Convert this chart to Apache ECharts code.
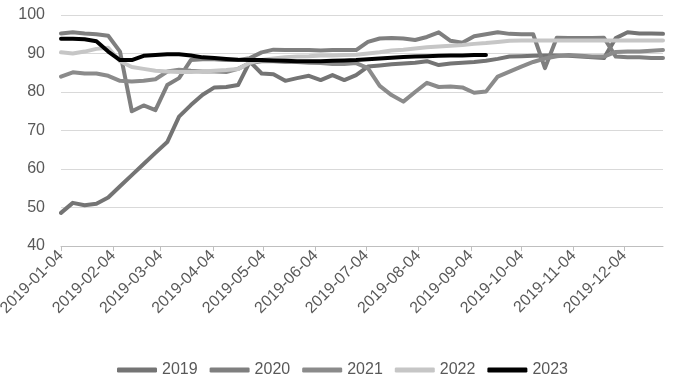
<!DOCTYPE html>
<html><head><meta charset="utf-8">
<script src="https://cdn.jsdelivr.net/npm/echarts@6/dist/echarts.min.js"></script>
<style>html,body{margin:0;padding:0;background:#fff}#c{width:673px;height:389px}</style>
</head><body><div id="c"></div>
<script>
// weekly data, first week 2019-01-04, one point every 7 days
var startDate = [2019, 0, 4];
var endDayOffset = 357; // 2019-12-27
var seriesNames = ['2019', '2020', '2021', '2022', '2023'];
var s2019 = [48.6,51.2,50.6,51.0,52.6,55.5,58.4,61.3,64.2,67.0,73.6,76.6,79.3,81.2,81.3,81.8,87.9,84.8,84.6,82.9,83.6,84.2,83.1,84.4,83.1,84.4,86.6,86.9,87.2,87.4,87.6,88.0,87.0,87.4,87.6,87.8,88.1,88.6,89.2,89.3,89.4,89.5,89.5,89.4,89.2,89.0,88.8,94.0,95.5,95.2,95.2,95.1];
var s2020 = [95.2,95.5,95.2,95.0,94.6,90.5,75.0,76.5,75.3,81.8,83.6,88.3,88.5,88.5,88.3,88.3,88.8,90.3,91.0,90.9,90.9,90.9,90.8,90.9,90.9,90.9,93.0,93.9,94.0,93.9,93.5,94.3,95.5,93.3,92.8,94.5,95.0,95.5,95.1,95.0,95.0,86.2,94.1,94.0,94.0,94.0,94.1,89.2,89.0,89.0,88.8,88.8];
var s2021 = [84.0,85.1,84.8,84.8,84.2,82.9,82.7,82.9,83.3,85.3,85.8,85.5,85.3,85.3,85.2,86.0,87.5,88.0,88.0,87.8,87.8,87.6,87.5,87.3,87.3,87.5,86.2,81.6,79.2,77.5,80.0,82.4,81.3,81.4,81.2,79.8,80.1,84.0,85.3,86.6,87.8,88.7,89.3,89.6,89.4,89.2,89.2,90.4,90.5,90.5,90.7,90.9];
var s2022 = [90.3,90.0,90.5,91.2,91.5,88.0,86.5,86.0,85.5,85.3,85.2,85.2,85.3,85.5,85.7,86.0,87.6,88.3,88.7,89.0,89.2,89.3,89.5,89.5,89.6,89.7,90.0,90.3,90.8,91.0,91.3,91.6,91.8,92.0,92.2,92.5,92.7,93.0,93.3,93.4,93.4,93.4,93.4,93.4,93.4,93.4,93.4,93.4,93.4,93.4,93.4,93.4];
var s2023 = [93.8,93.8,93.7,93.2,90.5,88.3,88.3,89.4,89.6,89.8,89.8,89.5,89.0,88.8,88.6,88.4,88.3,88.3,88.2,88.1,88.0,88.0,88.0,88.1,88.2,88.3,88.5,88.7,88.9,89.1,89.2,89.3,89.4,89.5,89.5,89.6,89.6];
var colors = ['#747474', '#7f7f7f', '#8b8b8b', '#c6c6c6', '#000000'];
var yTicks = [40, 50, 60, 70, 80, 90, 100];

function pad(n){ return (n < 10 ? '0' : '') + n; }
var dayCats = [];
var t0 = Date.UTC(startDate[0], startDate[1], startDate[2]);
for (var k = 0; k <= endDayOffset; k++) {
  var d = new Date(t0 + k * 86400000);
  dayCats.push(d.getUTCFullYear() + '-' + pad(d.getUTCMonth() + 1) + '-' + pad(d.getUTCDate()));
}
function toPts(arr){ return arr.map(function(v, i){ return [i * 7, v]; }); }
var all = [s2019, s2020, s2021, s2022, s2023];
var isTick = function(idx, val){ return /-04$/.test(val); };

var font = 'Liberation Sans';
var chart = echarts.init(document.getElementById('c'));
chart.setOption({
  animation: false,
  backgroundColor: '#fff',
  grid: { left: 61, right: 10, top: 15, bottom: 143, containLabel: false, outerBoundsMode: 'none' },
  legend: {
    bottom: 11, left: 117, padding: 0,
    icon: 'roundRect', itemWidth: 40, itemHeight: 5, itemGap: 12,
    textStyle: { fontFamily: font, fontSize: 16, color: '#595959' },
    data: seriesNames
  },
  xAxis: {
    type: 'category', data: dayCats, boundaryGap: false,
    axisLine: { lineStyle: { color: '#bfbfbf', width: 1 } },
    axisTick: { show: true, interval: isTick, length: 5, lineStyle: { color: '#bfbfbf' } },
    axisLabel: { interval: isTick, rotate: 45, margin: 7, fontFamily: font, fontSize: 16, color: '#595959' },
    splitLine: { show: false }
  },
  yAxis: {
    type: 'value', min: yTicks[0], max: yTicks[yTicks.length - 1], interval: 10,
    axisLine: { show: false }, axisTick: { show: false },
    axisLabel: { margin: 16, fontFamily: font, fontSize: 16, color: '#595959' },
    splitLine: { lineStyle: { color: '#d9d9d9', width: 1 } }
  },
  series: seriesNames.map(function(n, i){
    return {
      name: n, type: 'line', data: toPts(all[i]), symbol: 'none', smooth: false,
      lineStyle: { color: colors[i], width: 4, join: 'round', cap: 'round' },
      itemStyle: { color: colors[i] }
    };
  })
});
</script></body></html>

☆ ☆ ☆ ☆

### [Work to be completed]
Retype the whole listing, keeping every line identical and omitting all pictures.

### [Expected output]
Convert this chart to Apache ECharts code.
<!DOCTYPE html>
<html><head><meta charset="utf-8">
<script src="https://cdn.jsdelivr.net/npm/echarts@6/dist/echarts.min.js"></script>
<style>html,body{margin:0;padding:0;background:#fff}#c{width:673px;height:389px}</style>
</head><body><div id="c"></div>
<script>
// weekly data, first week 2019-01-04, one point every 7 days
var startDate = [2019, 0, 4];
var endDayOffset = 357; // 2019-12-27
var seriesNames = ['2019', '2020', '2021', '2022', '2023'];
var s2019 = [48.6,51.2,50.6,51.0,52.6,55.5,58.4,61.3,64.2,67.0,73.6,76.6,79.3,81.2,81.3,81.8,87.9,84.8,84.6,82.9,83.6,84.2,83.1,84.4,83.1,84.4,86.6,86.9,87.2,87.4,87.6,88.0,87.0,87.4,87.6,87.8,88.1,88.6,89.2,89.3,89.4,89.5,89.5,89.4,89.2,89.0,88.8,94.0,95.5,95.2,95.2,95.1];
var s2020 = [95.2,95.5,95.2,95.0,94.6,90.5,75.0,76.5,75.3,81.8,83.6,88.3,88.5,88.5,88.3,88.3,88.8,90.3,91.0,90.9,90.9,90.9,90.8,90.9,90.9,90.9,93.0,93.9,94.0,93.9,93.5,94.3,95.5,93.3,92.8,94.5,95.0,95.5,95.1,95.0,95.0,86.2,94.1,94.0,94.0,94.0,94.1,89.2,89.0,89.0,88.8,88.8];
var s2021 = [84.0,85.1,84.8,84.8,84.2,82.9,82.7,82.9,83.3,85.3,85.8,85.5,85.3,85.3,85.2,86.0,87.5,88.0,88.0,87.8,87.8,87.6,87.5,87.3,87.3,87.5,86.2,81.6,79.2,77.5,80.0,82.4,81.3,81.4,81.2,79.8,80.1,84.0,85.3,86.6,87.8,88.7,89.3,89.6,89.4,89.2,89.2,90.4,90.5,90.5,90.7,90.9];
var s2022 = [90.3,90.0,90.5,91.2,91.5,88.0,86.5,86.0,85.5,85.3,85.2,85.2,85.3,85.5,85.7,86.0,87.6,88.3,88.7,89.0,89.2,89.3,89.5,89.5,89.6,89.7,90.0,90.3,90.8,91.0,91.3,91.6,91.8,92.0,92.2,92.5,92.7,93.0,93.3,93.4,93.4,93.4,93.4,93.4,93.4,93.4,93.4,93.4,93.4,93.4,93.4,93.4];
var s2023 = [93.8,93.8,93.7,93.2,90.5,88.3,88.3,89.4,89.6,89.8,89.8,89.5,89.0,88.8,88.6,88.4,88.3,88.3,88.2,88.1,88.0,88.0,88.0,88.1,88.2,88.3,88.5,88.7,88.9,89.1,89.2,89.3,89.4,89.5,89.5,89.6,89.6];
var colors = ['#747474', '#7f7f7f', '#8b8b8b', '#c6c6c6', '#000000'];
var yTicks = [40, 50, 60, 70, 80, 90, 100];

function pad(n){ return (n < 10 ? '0' : '') + n; }
var dayCats = [];
var t0 = Date.UTC(startDate[0], startDate[1], startDate[2]);
for (var k = 0; k <= endDayOffset; k++) {
  var d = new Date(t0 + k * 86400000);
  dayCats.push(d.getUTCFullYear() + '-' + pad(d.getUTCMonth() + 1) + '-' + pad(d.getUTCDate()));
}
function toPts(arr){ return arr.map(function(v, i){ return [i * 7, v]; }); }
var all = [s2019, s2020, s2021, s2022, s2023];
var isTick = function(idx, val){ return /-04$/.test(val); };

var font = 'Liberation Sans';
var chart = echarts.init(document.getElementById('c'));
chart.setOption({
  animation: false,
  backgroundColor: '#fff',
  grid: { left: 61, right: 10, top: 15, bottom: 143, containLabel: false, outerBoundsMode: 'none' },
  legend: {
    bottom: 11, left: 117, padding: 0,
    icon: 'roundRect', itemWidth: 40, itemHeight: 5, itemGap: 12,
    textStyle: { fontFamily: font, fontSize: 16, color: '#595959' },
    data: seriesNames
  },
  xAxis: {
    type: 'category', data: dayCats, boundaryGap: false,
    axisLine: { lineStyle: { color: '#bfbfbf', width: 1 } },
    axisTick: { show: true, interval: isTick, length: 5, lineStyle: { color: '#bfbfbf' } },
    axisLabel: { interval: isTick, rotate: 45, margin: 7, fontFamily: font, fontSize: 16, color: '#595959' },
    splitLine: { show: false }
  },
  yAxis: {
    type: 'value', min: yTicks[0], max: yTicks[yTicks.length - 1], interval: 10,
    axisLine: { show: false }, axisTick: { show: false },
    axisLabel: { margin: 16, fontFamily: font, fontSize: 16, color: '#595959' },
    splitLine: { lineStyle: { color: '#d9d9d9', width: 1 } }
  },
  series: seriesNames.map(function(n, i){
    return {
      name: n, type: 'line', data: toPts(all[i]), symbol: 'none', smooth: false,
      lineStyle: { color: colors[i], width: 4, join: 'round', cap: 'round' },
      itemStyle: { color: colors[i] }
    };
  })
});
</script></body></html>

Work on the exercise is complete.